A review by bellascho
Tell the Wolves I'm Home by Carol Rifka Brunt

emotional funny reflective sad medium-paced
  • Plot- or character-driven? Character
  • Strong character development? Yes
  • Loveable characters? It's complicated
  • Diverse cast of characters? It's complicated
  • Flaws of characters a main focus? Yes

1.5

June is a 14 year old girl in New York during the 1980s. Her uncle, famous painter Finn Weiss, has AIDS and in his last days is choosing to paint a portrait of her and her older sister Greta. Every Sunday they drive out to his apartment and sit while he paints them. The family doesn’t receive the painting until Finn has succumbed to his illness and a mysterious man calls to inform them of his passing. When the painting is unveiled June notices buttons have been painted onto her shirt and the clearly inexperienced hand tells her it was not Finn who added them. When heading into the funeral June see an unknown man waiting outside and when questioning who he is, is told he is the man who killed her uncle. June decides she will hate the man, Toby, but first she must get every scrap of Finn that he has. Over the course of the next few months June gets to know Toby and decides to take care of him like her uncle asked her to while he also slowly fades away from AIDS. 
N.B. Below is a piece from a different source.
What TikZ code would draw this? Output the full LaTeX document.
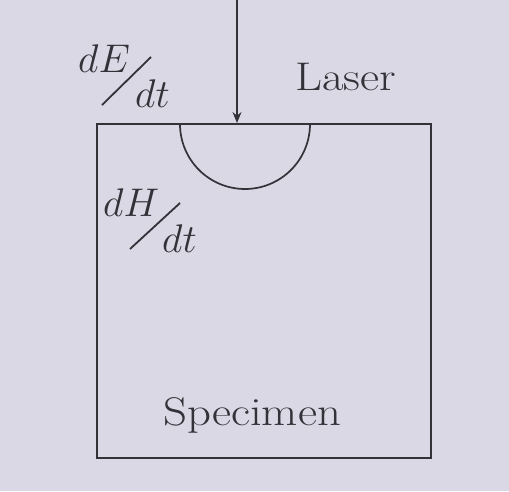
\RequirePackage{fix-cm}
\documentclass[tikz,border=0pt]{standalone}
\usepackage{graphicx}
\usetikzlibrary{arrows.meta}
\definecolor{paper}{RGB}{218,216,228}
\definecolor{ink}{RGB}{50,50,56}
\newcommand{\wide}[1]{\scalebox{1.17}[1]{#1}}
\begin{document}
\begin{tikzpicture}[x=1pt,y=-1pt,
  edge/.style={draw=ink, line width=1.7pt},
  lbl/.style={inner sep=0pt, anchor=base west, text=ink, font=\fontsize{40}{48}\selectfont},
  slash/.style={draw=ink, line width=1.8pt}]
\fill[paper] (0,0) rectangle (509,491);
\useasboundingbox (0,0) rectangle (509,491);
% specimen box
\coordinate (tl) at (97,124);
\coordinate (br) at (431,458);
\draw[edge] (tl) rectangle (br);
% melt pool
\coordinate (poolL) at (180,124);
\draw[edge] (poolL) arc[start angle=180, end angle=0, radius=65];
% laser arrow
\coordinate (src) at (237,0);
\coordinate (hit) at (237,123);
\draw[edge, line width=1.3pt, -{Stealth[length=11pt, width=9pt]}] (src) -- (hit);
% labels
\node[lbl] (laser) at (295,90) {\wide{Laser}};
\node[lbl] (spec) at (163,425) {\wide{Specimen}};
\node[lbl] (dE) at (78,72) {$dE$};
\node[lbl] (dt1) at (135,107) {$dt$};
\draw[slash] (102,105) -- (151,57);
\node[lbl] (dH) at (103,216) {$dH$};
\node[lbl] (dt2) at (162,252) {$dt$};
\draw[slash] (130,249) -- (180,203);
\end{tikzpicture}
\end{document}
I went into this book really expecting to like it. I feel like the AIDS epidemic is often ignored today, many kids are never even taught about this point in history when so many people were dying because of it’s association with a “taboo” topic. Hearing about this illness from the point of view of someone losing a close family member seems like a great way to introduce such a thing to young readers. The execution did not do this. June’s uncle and boyfriend dying of AIDS is secondary
to the fact that she is in love with him.
This addition and ENTIRE FOCUS of the story is completely unnecessary.
In no world would I choose to read a book about a 14-year-old girl learning to accept that she was in love with her now dead uncle and is currently in love with his grieving boyfriend.
AIDS as a topic is an incredibly important one and something the author could have done so much and instead she decided to
write about incestuous love
for a bunch of teenagers to read. In the end Greta, the character the audience is actively supposed to hate for most of the story, has a for more interesting and digestible story than the main character.
I have never thought incest
was a much needed addition to the topics to be explored in YA novels and this book definitely proved my point. Some of the banter throughout the story is really well written and enjoyable to read, but it always loops back to fact that June
has feelings for these grown men, one who is related to her. Overall I am really disappointed in this story, especially because I was really looking forward to reading it and now it feels like I wasted however many hours it took.